Crunch time for I-45

The rubber is meeting the road, as it were.

Three Houston Planning Department meetings scheduled for this week, days prior to a key state deadline, could prove pivotal in shaping how Interstate 45 is rebuilt — with ramifications for years to come.

The meetings, which start Thursday, will be the first chances for residents opposing the $7 billion-plus project to realign and widen I-45 from downtown north to the Sam Houston Tollway to view the city’s proposed adjustments, which Houston will convey to the Texas Department of Transportation this spring.

[…]

Mayor Sylvester Turner tasked Houston planning officials to develop a set of recommendations to TxDOT aiming to address community complaints and how the projects can overcome them. Those recommendations and TxDOT’s response, city officials said, will determine their next steps.

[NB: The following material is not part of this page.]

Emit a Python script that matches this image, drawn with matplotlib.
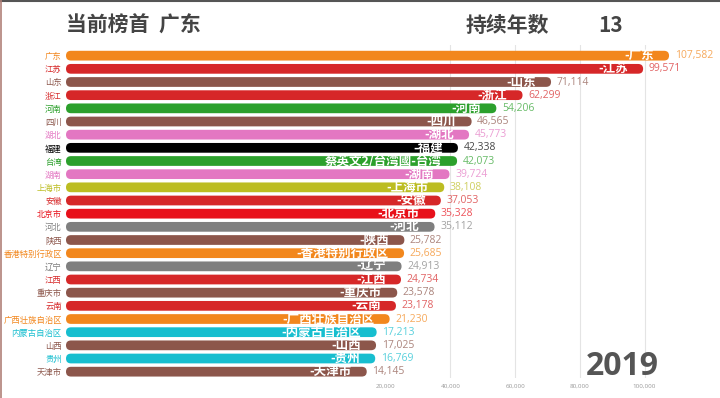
import matplotlib
matplotlib.use("Agg")
import matplotlib.pyplot as plt
from matplotlib.patches import FancyBboxPatch
from matplotlib.lines import Line2D
import matplotlib.colors as mcolors

plt.rcParams['font.family'] = ['Noto Sans CJK SC', 'DejaVu Sans']

regions = ["广东", "江苏", "山东", "浙江", "河南", "四川", "湖北", "福建", "台湾", "湖南",
           "上海市", "安徽", "北京市", "河北", "陕西", "香港特别行政区", "辽宁", "江西",
           "重庆市", "云南", "广西壮族自治区", "内蒙古自治区", "山西", "贵州", "天津市"]
values = [107582, 99571, 71114, 62299, 54206, 46565, 45773, 42338, 42073, 39724,
          38108, 37053, 35328, 35112, 25782, 25685, 24913, 24734, 23578, 23178,
          21230, 17213, 17025, 16769, 14145]
inner_labels = ["-广东", "-江苏", "-山东", "-浙江", "-河南", "-四川", "-湖北", "-福建",
                "蔡英文2/台湾國-台湾", "-湖南", "-上海市", "-安徽", "-北京市", "-河北", "-陕西",
                "-香港特别行政区", "-辽宁", "-江西", "-重庆市", "-云南", "-广西壮族自治区",
                "-内蒙古自治区", "-山西", "-贵州", "-天津市"]
colors = ["#f2871d", "#d62728", "#8c564b", "#d62728", "#2ca02c", "#8c564b", "#e377c2",
          "#000000", "#2ca02c", "#e377c2", "#bcbd22", "#d62728", "#e8101a", "#7f7f7f",
          "#8c564b", "#f2871d", "#7f7f7f", "#d62728", "#8c564b", "#d62728", "#f2871d",
          "#17becf", "#8c564b", "#17becf", "#8c564b"]
xticks = [20000, 40000, 60000, 80000, 100000]
year = "2019"
leader = "广东"
years_on_top = 13

W, H = 720, 398
fig = plt.figure(figsize=(W / 100, H / 100), dpi=100)
fig.patch.set_facecolor("white")

n = len(regions)
ax_left_px, ax_right_px = 66, 700
ax_top_px, ax_bot_px = 45, 378
ax = fig.add_axes([ax_left_px / W, 1 - ax_bot_px / H,
                   (ax_right_px - ax_left_px) / W, (ax_bot_px - ax_top_px) / H])

x0 = -78800
x1 = 117150
ax.set_xlim(x0, x1)
ax.set_ylim(n - 1 + 0.48, -0.81)

bar_h = 0.74
ypos = list(range(n))
bars = ax.barh(ypos, [v - x0 for v in values], left=x0, height=bar_h, color=colors)

# replace with rounded bars
px_per_unit = (ax_right_px - ax_left_px) / (x1 - x0)
r_px = 5.0
R = r_px / px_per_unit
aspect = (bar_h / 2) / R
for p, c in zip(bars.patches, colors):
    bb = p.get_bbox()
    fb = FancyBboxPatch((bb.xmin, bb.ymin), bb.width, bb.height,
                        boxstyle=f"round,pad=0,rounding_size={R}",
                        mutation_aspect=aspect, facecolor=c, edgecolor="none",
                        zorder=2)
    ax.add_patch(fb)
    p.set_visible(False)

for y, v, lab, c in zip(ypos, values, inner_labels, colors):
    ax.annotate(lab, xy=(v, y), xytext=(-11, 0), textcoords="offset points",
                ha="right", va="center", color="white", fontsize=9,
                fontweight="bold", zorder=3)
    rgb = mcolors.to_rgb(c)
    light = tuple(0.72 * a + 0.28 for a in rgb)
    ax.annotate(f"{v:,}", xy=(v, y), xytext=(4, 0), textcoords="offset points",
                ha="left", va="center", color=light, fontsize=7.5,
                family=["Open Sans", "DejaVu Sans"], zorder=3)

ax.set_yticks(ypos)
ax.set_yticklabels(regions, fontsize=6)
for t, c in zip(ax.get_yticklabels(), colors):
    t.set_color(c)
ax.tick_params(axis="y", length=0, pad=3)

ax.set_xticks(xticks)
ax.set_xticklabels([f"{t:,}" for t in xticks], fontsize=4.5, color="#999999",
                   family=["Open Sans", "DejaVu Sans"])
ax.tick_params(axis="x", length=0, pad=4)
ax.grid(axis="x", color="#e4e4e4", linewidth=0.8, zorder=0)
gl = ax.get_xgridlines()
if gl:
    gl[0].set_visible(False)
ax.set_axisbelow(True)
for s in ax.spines.values():
    s.set_visible(False)
ax.set_facecolor("none")

fig.text(66 / W, 1 - 25 / H, f"当前榜首  {leader}", fontsize=15, fontweight="bold",
         color="#444444", ha="left", va="center")
fig.text(466 / W, 1 - 25 / H, "持续年数", fontsize=15, fontweight="bold",
         color="#444444", ha="left", va="center")
fig.text(598 / W, 1 - 25 / H, f"{years_on_top}", fontsize=15, fontweight="bold",
         color="#444444", ha="left", va="center")
fig.text(659 / W, 1 - 375 / H, year, fontsize=23, fontweight="bold", color="#555555",
         ha="right", va="baseline", family=["Open Sans", "DejaVu Sans"])

# frame edges
fig.add_artist(Line2D([0, 1], [1 - 0.6 / H, 1 - 0.6 / H], transform=fig.transFigure,
                      color="#555555", linewidth=1.5))
fig.add_artist(Line2D([0.8 / W, 0.8 / W], [0, 1], transform=fig.transFigure,
                      color="#b08078", linewidth=1.2))

fig.savefig("out.png", dpi=100)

“He is prepared to say ‘thanks but no thanks if that is what the decision is,’” District H Councilwoman Karla Cisneros said of Turner.

In the meantime, TxDOT is moving ahead in its environmental process on the project, releasing 641 pages of its draft environmental report outlining community impacts along the roughly 18-mile route, including the removal of 1,079 homes — including 433 apartments and 486 units deemed low-income or public housing — 344 businesses, 58 billboards, five churches and two schools.

The two reports, available for public comment until Feb. 7, are the final two pieces of the draft environmental analysis TxDOT must complete before a final environmental report is released.

As state officials proceed, however, there is a growing sense that opponents — who have spent the past year vocally urging changes — are transitioning from improving the project to opposing it.

“I have come to the conclusion talking to TxDOT is a waste of time,” project critic Michael Skelly told the Jan. 11 gathering, encouraging people to lean on city and state officials to apply pressure.

Well, lots of people have concluded that the I-45 project is more bad than good, though the TxDOT plan is supported by Metro because of HOV capacity increases, which factor into its mobility plan. I would encourage you to review those city recommendations and try to attend one or more of these meetings – you can find the time and place information at either the city link or the story link. I still don’t think there’s any stopping this behemoth, but there’s still time to try to change it.